Despite the positive momentum, SVV faces several risks. The macroeconomic environment, particularly in Canada, remains challenging, characterized by high unemployment and inflationary pressures on non-discretionary spending, which could continue to limit consumer discretionary spending. While SVV's hyper-local model insulates it from direct tariff impacts, broader global trade policies and tariffs could still adversely affect consumer confidence and spending.

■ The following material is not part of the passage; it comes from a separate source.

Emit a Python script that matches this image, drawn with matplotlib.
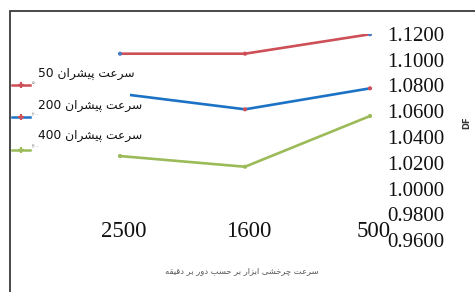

The company also identified a material weakness in its internal control over financial reporting related to ineffective IT general controls (ITGCs), stemming from insufficient documentation, training, and risk assessment processes. While remediation plans are underway, this weakness could impact the reliability of financial reporting. Furthermore, foreign currency exchange rate fluctuations, particularly between the USD and CAD, pose a risk to reported operating results and cash flows, as approximately 42% of net sales for the thirty-nine weeks ended September 27, 2025, were non-USD denominated. Interest rate risk on variable-rate debt also remains a factor, though mitigated by interest rate swaps.

Conclusion

Savers Value Village is demonstrating significant resilience and strategic foresight in a challenging retail landscape. Its unique, sustainable business model, underpinned by a hyper-local procurement network and a growing technological edge in processing, provides a robust foundation for future growth. The company's strong performance in the U.S., coupled with a disciplined approach to managing Canadian macroeconomic headwinds and a clear roadmap for new store expansion, positions it for an anticipated profit inflection in 2026. While risks such as persistent macroeconomic pressures and internal control weaknesses warrant monitoring, SVV's commitment to value, sustainability, and operational innovation, alongside a strengthened capital structure, presents a compelling investment thesis focused on long-term, profitable expansion within the accelerating secular thrift trend.